→ **WRITTEN INSTRUCTION**
Output every line exactly as written. Leave out pictures.

→ **MATERIAL PROVIDED**
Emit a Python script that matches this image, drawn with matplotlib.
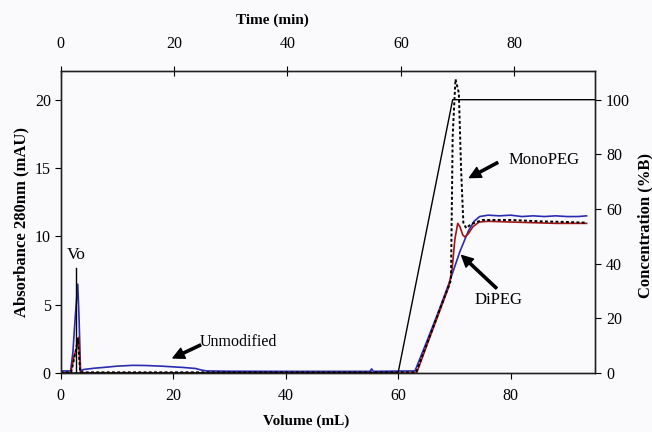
import matplotlib
matplotlib.use("Agg")
import matplotlib.pyplot as plt

# ---- data ----
# Blue trace (absorbance, mAU) vs volume (mL)
blue_vol = [0, 1.8, 2.2, 2.6, 3.07, 3.3, 3.55, 3.8, 4.0, 6, 8, 10, 12.8, 15, 18, 20, 22, 24, 25, 26,
            30, 40, 50, 55, 55.3, 55.6, 60, 63.0, 65, 67, 69, 71, 72.5, 73.5, 74.5, 76, 78, 80, 82,
            84, 86, 88, 90, 92, 93.5]
blue_abs = [0.15, 0.15, 1.5, 4.0, 6.5, 4.0, 0.3, 0.1, 0.25, 0.35, 0.42, 0.5, 0.56, 0.55, 0.5, 0.45,
            0.4, 0.33, 0.22, 0.15, 0.13, 0.12, 0.12, 0.12, 0.3, 0.12, 0.14, 0.15, 2.2, 4.3, 6.5, 8.9,
            10.4, 11.1, 11.45, 11.55, 11.5, 11.55, 11.45, 11.5, 11.45, 11.5, 11.45, 11.45, 11.5]

# Red trace
red_vol = [0, 1.8, 2.2, 2.5, 2.8, 3.0, 3.2, 3.4, 3.55, 4, 20, 40, 60, 63.3, 65, 67, 69.0, 69.6, 70.1,
           70.6, 71.0, 71.5, 71.9, 72.5, 73.3, 74.4, 76, 80, 84, 88, 91, 93.5]
red_abs = [0.0, 0.0, 0.8, 1.4, 1.6, 2.4, 2.6, 1.0, 0.0, 0.0, 0.0, 0.0, 0.0, 0.0, 1.9, 4.1, 6.3, 7.6,
           9.8, 10.95, 10.7, 10.1, 9.95, 10.2, 10.7, 11.05, 11.1, 11.05, 11.0, 10.95, 10.95, 10.95]

# Black dotted trace
dot_vol = [0, 1.9, 2.5, 3.1, 3.5, 4, 30, 60, 63.2, 65, 67, 69.4, 69.7, 70.2, 70.8, 71.2, 71.6, 72.1,
           73, 75, 80, 85, 90, 93.5]
dot_abs = [0.05, 0.05, 1.2, 2.5, 0.05, 0.05, 0.05, 0.05, 0.05, 2.0, 4.2, 6.8, 17.3, 21.5, 20.5, 14.9,
           11.0, 10.6, 10.9, 11.2, 11.2, 11.1, 11.05, 11.0]

# Gradient (concentration, %B)
grad_vol = [0, 60, 69.7, 95]
grad_conc = [0, 0, 100, 100]

vol_ticks = [0, 20, 40, 60, 80]
abs_ticks = [0, 5, 10, 15, 20]
conc_ticks = [0, 20, 40, 60, 80, 100]
time_ticks = [0, 20, 40, 60, 80]

plt.rcParams['font.family'] = ['Liberation Serif', 'DejaVu Serif']

W, H = 652, 432
fig = plt.figure(figsize=(W / 100, H / 100), dpi=100)
fig.patch.set_facecolor('#fafafc')
L, R, B, T = 60.5, 595, 373, 71
ax = fig.add_axes([L / W, (H - B) / H, (R - L) / W, (B - T) / H])
ax.set_facecolor('none')

ax.plot(blue_vol, blue_abs, color='#2b2bb0', lw=1.2, zorder=3)
ax.plot(red_vol, red_abs, color='#a01515', lw=1.2, zorder=4)
ax.plot(dot_vol, dot_abs, color='black', lw=1.4, ls=(0, (1.5, 1.2)), zorder=5)
ax.set_xlim(0, 95)
ax.set_ylim(0, 22.1)
ax.set_xticks(vol_ticks)
ax.set_yticks(abs_ticks)
ax.tick_params(axis='y', direction='out', length=4, labelsize=11.5, width=0.8, pad=3)
ax.tick_params(axis='x', direction='out', length=4, labelsize=11.5, width=0.8, pad=7)

ax2 = ax.twinx()
ax2.plot(grad_vol, grad_conc, color='black', lw=1.0, zorder=2)
ax2.set_ylim(0, 22.1 / 20 * 100)
ax2.set_yticks(conc_ticks)
ax2.tick_params(direction='out', length=4, labelsize=11.5, width=0.8, pad=4)

ax3 = ax.twiny()
ax3.set_xlim(0, 94.2)
ax3.set_xticks(time_ticks)
ax3.tick_params(direction='inout', length=7, labelsize=11.5, width=0.8, pad=10)

for a in (ax, ax2, ax3):
    for s in a.spines.values():
        s.set_linewidth(0.9)
        s.set_color('#202020')

# axis titles
fig.text(306 / W, 1 - 421 / H, 'Volume (mL)', ha='center', va='center', fontsize=11, fontweight='bold')
fig.text(272 / W, 1 - 20 / H, 'Time (min)', ha='center', va='center', fontsize=11, fontweight='bold')
fig.text(21 / W, 1 - 222 / H, 'Absorbance 280nm (mAU)', ha='center', va='center', rotation=90,
         fontsize=12, fontweight='bold')
fig.text(645 / W, 1 - 225 / H, 'Concentration (%B)', ha='center', va='center', rotation=90,
         fontsize=12, fontweight='bold')

# annotations
ax.plot([2.8, 2.8], [0, 7.7], color='black', lw=1.0, zorder=6)
ax.text(2.85, 8.65, 'Vo', ha='center', va='center', fontsize=12.5)
arrow = dict(facecolor='black', edgecolor='black', width=1.6, headwidth=8, headlength=8, shrink=0)
ax.annotate('', xy=(20.0, 1.1), xytext=(24.9, 2.05), arrowprops=arrow)
ax.text(24.8, 2.27, 'Unmodified', ha='left', va='center', fontsize=11.5)
ax.annotate('', xy=(72.7, 14.3), xytext=(77.7, 15.4), arrowprops=arrow)
ax.text(79.7, 15.6, 'MonoPEG', ha='left', va='center', fontsize=12)
ax.annotate('', xy=(71.3, 8.6), xytext=(77.5, 6.2), arrowprops=arrow)
ax.text(73.6, 5.35, 'DiPEG', ha='left', va='center', fontsize=12)

fig.savefig('out.png', dpi=100, facecolor=fig.get_facecolor())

→ **RESPONSE TO THIS EXERCISE**
Emit a Python script that matches this image, drawn with matplotlib.
import matplotlib
matplotlib.use("Agg")
import matplotlib.pyplot as plt

# ---- data ----
# Blue trace (absorbance, mAU) vs volume (mL)
blue_vol = [0, 1.8, 2.2, 2.6, 3.07, 3.3, 3.55, 3.8, 4.0, 6, 8, 10, 12.8, 15, 18, 20, 22, 24, 25, 26,
            30, 40, 50, 55, 55.3, 55.6, 60, 63.0, 65, 67, 69, 71, 72.5, 73.5, 74.5, 76, 78, 80, 82,
            84, 86, 88, 90, 92, 93.5]
blue_abs = [0.15, 0.15, 1.5, 4.0, 6.5, 4.0, 0.3, 0.1, 0.25, 0.35, 0.42, 0.5, 0.56, 0.55, 0.5, 0.45,
            0.4, 0.33, 0.22, 0.15, 0.13, 0.12, 0.12, 0.12, 0.3, 0.12, 0.14, 0.15, 2.2, 4.3, 6.5, 8.9,
            10.4, 11.1, 11.45, 11.55, 11.5, 11.55, 11.45, 11.5, 11.45, 11.5, 11.45, 11.45, 11.5]

# Red trace
red_vol = [0, 1.8, 2.2, 2.5, 2.8, 3.0, 3.2, 3.4, 3.55, 4, 20, 40, 60, 63.3, 65, 67, 69.0, 69.6, 70.1,
           70.6, 71.0, 71.5, 71.9, 72.5, 73.3, 74.4, 76, 80, 84, 88, 91, 93.5]
red_abs = [0.0, 0.0, 0.8, 1.4, 1.6, 2.4, 2.6, 1.0, 0.0, 0.0, 0.0, 0.0, 0.0, 0.0, 1.9, 4.1, 6.3, 7.6,
           9.8, 10.95, 10.7, 10.1, 9.95, 10.2, 10.7, 11.05, 11.1, 11.05, 11.0, 10.95, 10.95, 10.95]

# Black dotted trace
dot_vol = [0, 1.9, 2.5, 3.1, 3.5, 4, 30, 60, 63.2, 65, 67, 69.4, 69.7, 70.2, 70.8, 71.2, 71.6, 72.1,
           73, 75, 80, 85, 90, 93.5]
dot_abs = [0.05, 0.05, 1.2, 2.5, 0.05, 0.05, 0.05, 0.05, 0.05, 2.0, 4.2, 6.8, 17.3, 21.5, 20.5, 14.9,
           11.0, 10.6, 10.9, 11.2, 11.2, 11.1, 11.05, 11.0]

# Gradient (concentration, %B)
grad_vol = [0, 60, 69.7, 95]
grad_conc = [0, 0, 100, 100]

vol_ticks = [0, 20, 40, 60, 80]
abs_ticks = [0, 5, 10, 15, 20]
conc_ticks = [0, 20, 40, 60, 80, 100]
time_ticks = [0, 20, 40, 60, 80]

plt.rcParams['font.family'] = ['Liberation Serif', 'DejaVu Serif']

W, H = 652, 432
fig = plt.figure(figsize=(W / 100, H / 100), dpi=100)
fig.patch.set_facecolor('#fafafc')
L, R, B, T = 60.5, 595, 373, 71
ax = fig.add_axes([L / W, (H - B) / H, (R - L) / W, (B - T) / H])
ax.set_facecolor('none')

ax.plot(blue_vol, blue_abs, color='#2b2bb0', lw=1.2, zorder=3)
ax.plot(red_vol, red_abs, color='#a01515', lw=1.2, zorder=4)
ax.plot(dot_vol, dot_abs, color='black', lw=1.4, ls=(0, (1.5, 1.2)), zorder=5)
ax.set_xlim(0, 95)
ax.set_ylim(0, 22.1)
ax.set_xticks(vol_ticks)
ax.set_yticks(abs_ticks)
ax.tick_params(axis='y', direction='out', length=4, labelsize=11.5, width=0.8, pad=3)
ax.tick_params(axis='x', direction='out', length=4, labelsize=11.5, width=0.8, pad=7)

ax2 = ax.twinx()
ax2.plot(grad_vol, grad_conc, color='black', lw=1.0, zorder=2)
ax2.set_ylim(0, 22.1 / 20 * 100)
ax2.set_yticks(conc_ticks)
ax2.tick_params(direction='out', length=4, labelsize=11.5, width=0.8, pad=4)

ax3 = ax.twiny()
ax3.set_xlim(0, 94.2)
ax3.set_xticks(time_ticks)
ax3.tick_params(direction='inout', length=7, labelsize=11.5, width=0.8, pad=10)

for a in (ax, ax2, ax3):
    for s in a.spines.values():
        s.set_linewidth(0.9)
        s.set_color('#202020')

# axis titles
fig.text(306 / W, 1 - 421 / H, 'Volume (mL)', ha='center', va='center', fontsize=11, fontweight='bold')
fig.text(272 / W, 1 - 20 / H, 'Time (min)', ha='center', va='center', fontsize=11, fontweight='bold')
fig.text(21 / W, 1 - 222 / H, 'Absorbance 280nm (mAU)', ha='center', va='center', rotation=90,
         fontsize=12, fontweight='bold')
fig.text(645 / W, 1 - 225 / H, 'Concentration (%B)', ha='center', va='center', rotation=90,
         fontsize=12, fontweight='bold')

# annotations
ax.plot([2.8, 2.8], [0, 7.7], color='black', lw=1.0, zorder=6)
ax.text(2.85, 8.65, 'Vo', ha='center', va='center', fontsize=12.5)
arrow = dict(facecolor='black', edgecolor='black', width=1.6, headwidth=8, headlength=8, shrink=0)
ax.annotate('', xy=(20.0, 1.1), xytext=(24.9, 2.05), arrowprops=arrow)
ax.text(24.8, 2.27, 'Unmodified', ha='left', va='center', fontsize=11.5)
ax.annotate('', xy=(72.7, 14.3), xytext=(77.7, 15.4), arrowprops=arrow)
ax.text(79.7, 15.6, 'MonoPEG', ha='left', va='center', fontsize=12)
ax.annotate('', xy=(71.3, 8.6), xytext=(77.5, 6.2), arrowprops=arrow)
ax.text(73.6, 5.35, 'DiPEG', ha='left', va='center', fontsize=12)

fig.savefig('out.png', dpi=100, facecolor=fig.get_facecolor())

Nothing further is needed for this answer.